When humdrum matters dominate the present, what better relief than a heart-warming tale?
Lee Bullen certainly has a story to relate and is joining the ranks of the football authors.
He tells me that no-one should expect any scandal or skeletons in the cupboard to feature in his forthcoming autobiography: “Wonder kids write books and scandal helps to sell them; mine is different; at least it will help to put people to sleep at night!”
He is far too modest.
The initiative for the book did not come from him: he was approached and agreed to do it.
And his is a remarkable tale, with a foot in the present because he is currently employed by the club to help develop players of the future.
Bullen wasn’t even the best player in his school; he played part-time football in Scotland, worked in the arrears and repossessions department of a building society, played in Greece, Australia and China, where he played against England; went back to Scotland, to Dunfermline, moved to Hillsborough and played in every position for the Owls, including emergency goalkeeper.

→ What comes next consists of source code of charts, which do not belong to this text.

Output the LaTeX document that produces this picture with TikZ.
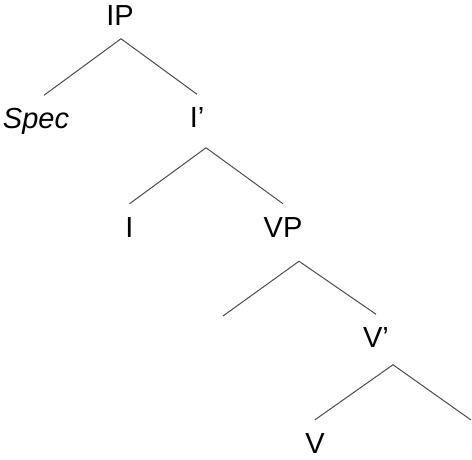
\documentclass[tikz,border=0pt]{standalone}
\usepackage{fontspec}
\setmainfont{Liberation Sans}
\tikzstyle{cat}=[font=\fontsize{29}{35}\selectfont, inner sep=0pt, text height=20.5pt, text depth=0pt, outer ysep=13pt]
\tikzstyle{branch}=[line width=1pt, black!70]
\newcommand{\fork}[3]{% Syntax: {apex}{left end}{right end}
\draw[branch] (#2) -- (#1) -- (#3);
}

\begin{document}
\begin{tikzpicture}[x=1pt,y=-1pt]
	\useasboundingbox (0,0) rectangle (472,459);
	% categories
	\node[cat] (IP) at (120,15.5) {IP};
	\node[cat] (Spec) at (36,118.5) {\itshape Spec};
	\node[cat] (Ibar) at (197,117.5) {I'};
	\node[cat] (I) at (129.5,227) {I};
	\node[cat] (VP) at (283,227) {VP};
	\node[cat] (Vbar) at (376,337.5) {V'};
	\node[cat] (V) at (315,443) {V};
	% branching points
	\coordinate (IPfork) at ([xshift=1pt]IP.south);
	\coordinate (Ibarfork) at ([xshift=9pt,yshift=-7pt]Ibar.south);
	\coordinate (VPfork) at ([xshift=16pt,yshift=-11pt]VP.south);
	\coordinate (Vbarfork) at ([xshift=17pt,yshift=-4pt]Vbar.south);
	% empty daughters
	\coordinate (VPspec) at (223,316);
	\coordinate (Vcomp) at (471,420);
	\fork{IPfork}{[xshift=8pt]Spec.north}{Ibar.north}
	\fork{Ibarfork}{I.north}{VP.north}
	\fork{VPfork}{VPspec}{Vbar.north}
	\fork{Vbarfork}{V.north}{Vcomp}
\end{tikzpicture}
\end{document}
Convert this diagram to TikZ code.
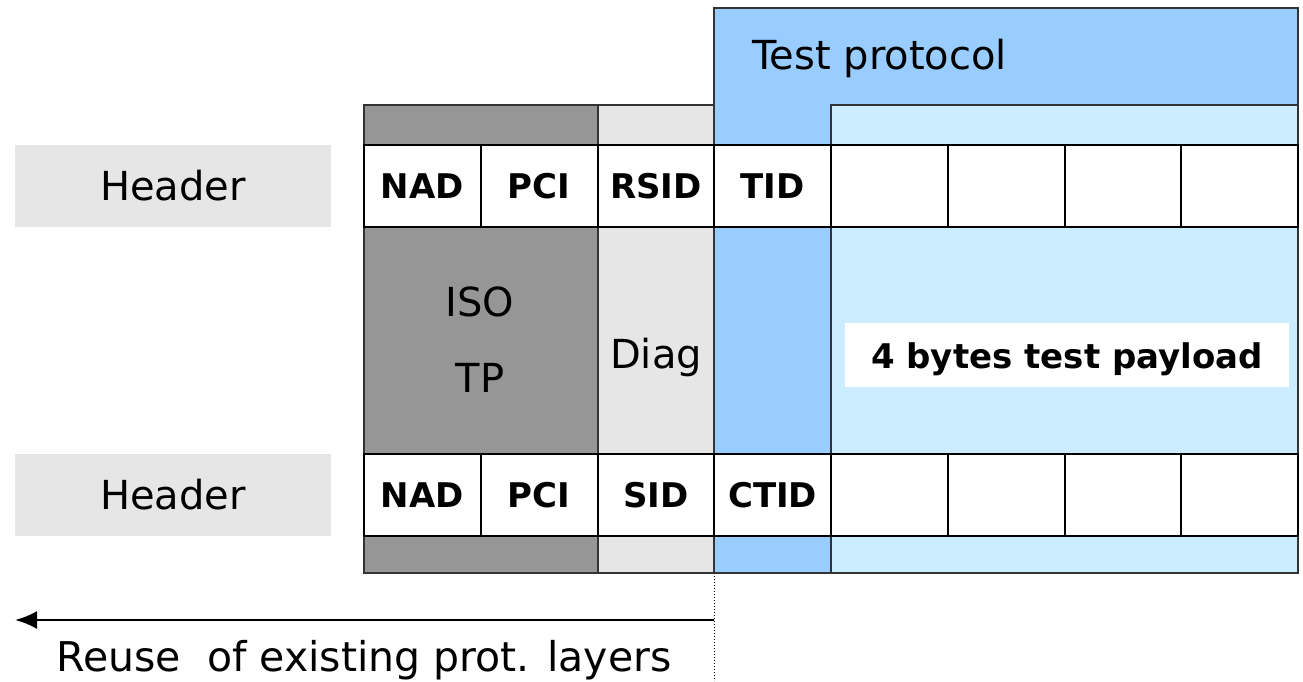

The Wednesday highlight was, of course, captaining the club to the play-off final victory against Hartlepool in front of 40,000 Owls fans at the Millennium Stadium.
He became assistant manager of Falkirk and has an honours degree in sports media and broadcasting, as well as being a qualified coach.
“It just shows the different paths a career can take,” says Bullen. “I’m lucky enough to have travelled the world, and generally made a half-decent living, and ended up lifting a trophy for a massive club. That would never have happened if I’d stayed in Scotland.”
These days the 42-year-old is Owls development squad coach and co-director of an estate agency.
Bullen has been an inspirational character on and off the field in his times with Wednesday. His experiences with the Owls form the book’s centrepiece.
No Bull – The Lee Bullen Story, by Lee Bullen with Alan Biggs, is being published in hardback by Vertical Editions, price £16.99, and will be launched on September 28.